Some workers of the affected banks, who spoke with THISDAY on conditions of anonymity, also disclosed that they have been receiving enquiries from customers on the position of the banks. The official argued that the pronouncement by the apex bank may trigger panic in the affected banks.

“Most of the customers are nervous about what would become of their funds in the bank if we fail to meet the September deadline,” a bank official, who pleaded anonymity, said.

The bailed-out banks include: Afribank Nigeria Plc, Bank PHB Plc, FinBank Plc, Intercontinental Bank Plc, Oceanic Bank International Plc, Spring Bank Plc and Union Bank of Nigeria Plc.

While Intercontinental Bank Plc has signed a Memorandum of Understanding (MoU) with Access Bank Plc, it was recently reported Afribank Plc had jettisoned the working agreement it signed with Vine Capital Limited.

But, the MoU signed between FinBank Plc and First City Monument Plc as well as that of Union Bank and Africa Capital Alliance are currently been challenged in court.

Responding to the development, Banking Analyst, Renaissance Capital, Mr. Adesoji Solanke, insisted that the liquidation option being considered by the apex bank will create economic, social and banking-specific issues for the banking industry as well the economy at large, despite the opportunities it presents for the clean banks.

Solanke added: “It throws up a multitude of issues, especially from the systemically important banks – job losses, infrastructure decay, reduced customer confidence in the sector etc., which are soft but real issues that would take time to bed down. Nevertheless, we believe the Nigerian banking system is stronger today post-CBN intervention, and clearly the sector is consolidating. The big are getting bigger, the small are going niche or setting themselves up for future acquisitions, while few may fall on the way side.”
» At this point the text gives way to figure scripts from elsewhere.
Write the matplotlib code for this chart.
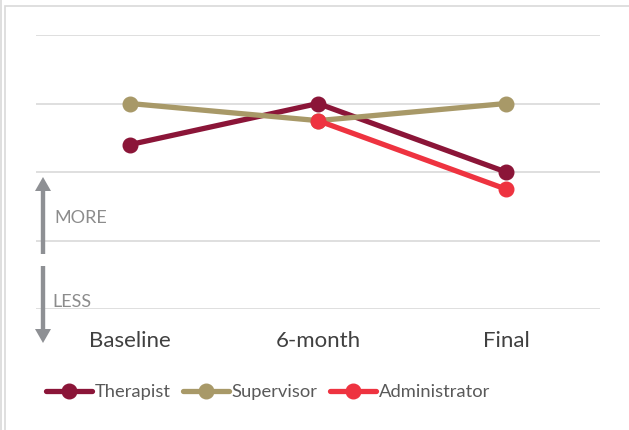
import matplotlib
matplotlib.use("Agg")
import numpy as np
import matplotlib.pyplot as plt
from matplotlib.patches import Rectangle, FancyArrow
from matplotlib.lines import Line2D

plt.rcParams["font.family"] = ["Lato", "DejaVu Sans"]

timepoints = ["Baseline", "6-month", "Final"]
therapist = [2.4, 3.0, 2.0]
supervisor = [3.0, 2.75, 3.0]
administrator = [np.nan, 2.75, 1.75]

series = [
    ("Therapist", therapist, "#8b1538"),
    ("Supervisor", supervisor, "#a89968"),
    ("Administrator", administrator, "#ee3340"),
]

W, H = 629, 430
fig = plt.figure(figsize=(W / 100, H / 100), dpi=100)
fig.patch.set_facecolor("white")

# light chart-area border
fig.add_artist(Rectangle((5 / W, -0.1), 1.2, (H - 6) / H + 0.1,
                         transform=fig.transFigure, fill=False,
                         edgecolor="#d9d9d9", linewidth=1.2))
fig.add_artist(Line2D([1 / W, 1 / W], [0, 1], transform=fig.transFigure,
                      color="#d9d9d9", linewidth=1.2))

ax = fig.add_axes([36 / W, (H - 309) / H, 564 / W, 274 / H])
x = np.arange(len(timepoints))
for name, vals, col in series:
    ax.plot(x, vals, color=col, linewidth=3.8, marker="o", markersize=10.5,
            label=name, solid_capstyle="round", zorder=3)

ax.set_xlim(-0.5, 2.5)
ax.set_ylim(0, 4)
ax.set_yticks([0, 1, 2, 3, 4])
ax.yaxis.grid(True, color="#d9d9d9", linewidth=1.2)
ax.set_axisbelow(True)
ax.tick_params(axis="y", left=False, labelleft=False)
ax.tick_params(axis="x", bottom=False, labelsize=16, labelcolor="#404040", pad=12)
ax.set_xticks(x)
ax.set_xticklabels(timepoints)
for s in ax.spines.values():
    s.set_visible(False)

# MORE / LESS direction arrows
arrow_col = "#8e9094"
def fig_arrow(y0, y1):
    fig.add_artist(FancyArrow(43 / W, (H - y0) / H, 0, (y0 - y1) / H,
                              width=3 / H, head_width=16 / W,
                              head_length=14 / H, length_includes_head=True,
                              transform=fig.transFigure, color=arrow_col,
                              linewidth=0))
fig_arrow(254, 177)
fig_arrow(266, 343)
fig.text(54 / W, (H - 218) / H, "MORE", color="#8c8c8c", fontsize=13, va="center")
fig.text(52 / W, (H - 302) / H, "LESS", color="#8c8c8c", fontsize=13, va="center")

leg = fig.legend(loc="center", bbox_to_anchor=(268 / W, (H - 392) / H), ncol=3,
                 frameon=False, fontsize=13.2, handlelength=2.5,
                 handletextpad=0.15, columnspacing=0.7)
for t in leg.get_texts():
    t.set_color("#595959")

fig.savefig("out.png", dpi=100)
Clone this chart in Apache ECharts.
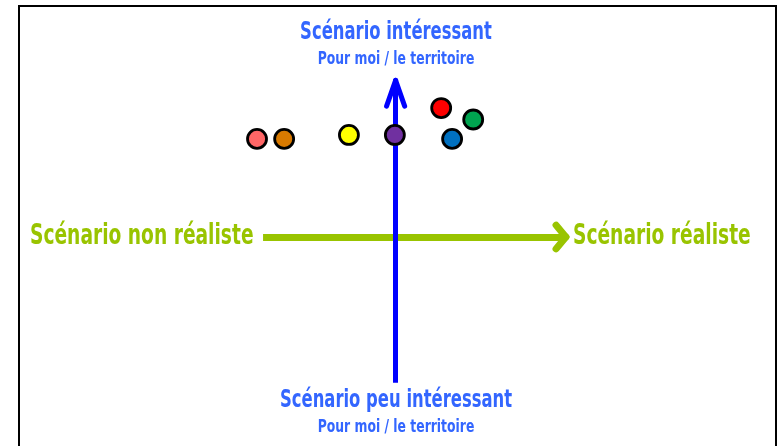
<!DOCTYPE html>
<html>
<head>
<meta charset="utf-8">
<script src="https://cdn.jsdelivr.net/npm/echarts@6/dist/echarts.min.js"></script>
<style>
  html, body { margin: 0; padding: 0; background: #fff; }
  #chart { width: 778px; height: 446px; }
</style>
</head>
<body>
<div id="chart"></div>
<script>
// position of each scenario: x = réalisme, y = intérêt (axes cross at 0,0)
var pointNames = ['s1', 's2', 's3', 's4', 's5', 's6', 's7'];
var pointX = [-3.68, -2.96, -1.24, -0.02, 1.21, 2.06, 1.50];
var pointY = [4.46, 4.46, 4.64, 4.64, 5.86, 5.34, 4.46];
var pointColors = ['#FF6666', '#D97A00', '#FFFF00', '#7030A0', '#FF0000', '#00A550', '#0070C0'];

// horizontal arrow: non réaliste -> réaliste
var hStart = [-3.52, 0];
var hTip = [4.52, 0];
var hWings = [[4.26, 0.54], [4.26, -0.54]];
// vertical arrow: peu intéressant -> intéressant
var vStart = [0, -6.62];
var vTip = [0, 7.12];
var vWings = [[-0.24, 5.95], [0.24, 5.95]];

var labelTop = 'Scénario intéressant';
var labelBottom = 'Scénario peu intéressant';
var labelSub = 'Pour moi / le territoire';
var labelLeft = 'Scénario non réaliste';
var labelRight = 'Scénario réaliste';

var FONT = "'Liberation Sans Narrow', 'DejaVu Sans Condensed', 'Liberation Sans', sans-serif";
var BLUE_TXT = '#3366FF';
var GREEN = '#99C400';

var chart = echarts.init(document.getElementById('chart'));

var points = pointX.map(function (x, i) {
  return { name: pointNames[i], value: [x, pointY[i]], itemStyle: { color: pointColors[i] } };
});

function seg(a, b, cap) {
  return [{ coord: a, lineStyle: { cap: cap || 'butt' } }, { coord: b }];
}

function txt(text, size, color, x, y, sx, align) {
  return {
    type: 'text',
    x: x, y: y,
    scaleX: sx,
    style: {
      text: text,
      font: 'bold ' + size + 'px ' + FONT,
      fill: color,
      textAlign: align || 'center',
      textVerticalAlign: 'middle'
    },
    z: 10
  };
}

var option = {
  backgroundColor: '#fff',
  animation: false,
  graphic: [
    // frame (open at the bottom edge of the picture)
    {
      type: 'rect',
      shape: { x: 19, y: 6, width: 757, height: 460 },
      style: { fill: 'none', stroke: '#000', lineWidth: 2 },
      silent: true,
      z: 0
    },
    txt(labelTop, 24, BLUE_TXT, 396, 33, 0.76),
    txt(labelSub, 17, BLUE_TXT, 396, 60, 0.81),
    txt(labelBottom, 24, BLUE_TXT, 396, 401, 0.76),
    txt(labelSub, 17, BLUE_TXT, 396, 428, 0.81),
    txt(labelLeft, 28, GREEN, 30, 237, 0.74, 'left'),
    txt(labelRight, 28, GREEN, 573, 237, 0.74, 'left')
  ],
  grid: { left: 19, right: 2, top: 6, bottom: -4, show: false },
  xAxis: { type: 'value', min: -10, max: 10.1, show: false },
  yAxis: { type: 'value', min: -9.5, max: 10.5, show: false },
  series: [
    {
      type: 'scatter',
      data: [],
      silent: true,
      markLine: {
        silent: true,
        symbol: ['none', 'none'],
        label: { show: false },
        lineStyle: { color: GREEN, width: 7, type: 'solid' },
        data: [seg(hStart, hTip), seg(hWings[0], hTip, 'round'), seg(hWings[1], hTip, 'round')]
      },
      z: 1
    },
    {
      type: 'scatter',
      data: [],
      silent: true,
      markLine: {
        silent: true,
        symbol: ['none', 'none'],
        label: { show: false },
        lineStyle: { color: '#0000FF', width: 5, type: 'solid' },
        data: [seg(vStart, vTip), seg(vWings[0], vTip, 'round'), seg(vWings[1], vTip, 'round')]
      },
      z: 2
    },
    {
      type: 'scatter',
      data: points,
      symbolSize: 19,
      itemStyle: { borderColor: '#000', borderWidth: 2.8, opacity: 1 },
      z: 5
    }
  ]
};

chart.setOption(option);
</script>
</body>
</html>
THISDAY checks also showed that the fear over the continuous existence of the bank also affected the share performance of the banks on the Nigerian Stock Exchange (NSE) last week.

Imaging, Oceanic Bank which stood at N1.76 per share last Tuesday, have so far dropped significantly by 18 per cent in five trading sessions to N1.45 per share on Monday. Similarly, a price of N1.09 per share since May 17, slumped to N1.04 per share on Monday, due to panic by investors. Bank PHB also dropped 13 per cent to close at N1.01 per share on Monday, from N1.16 last week Tuesday.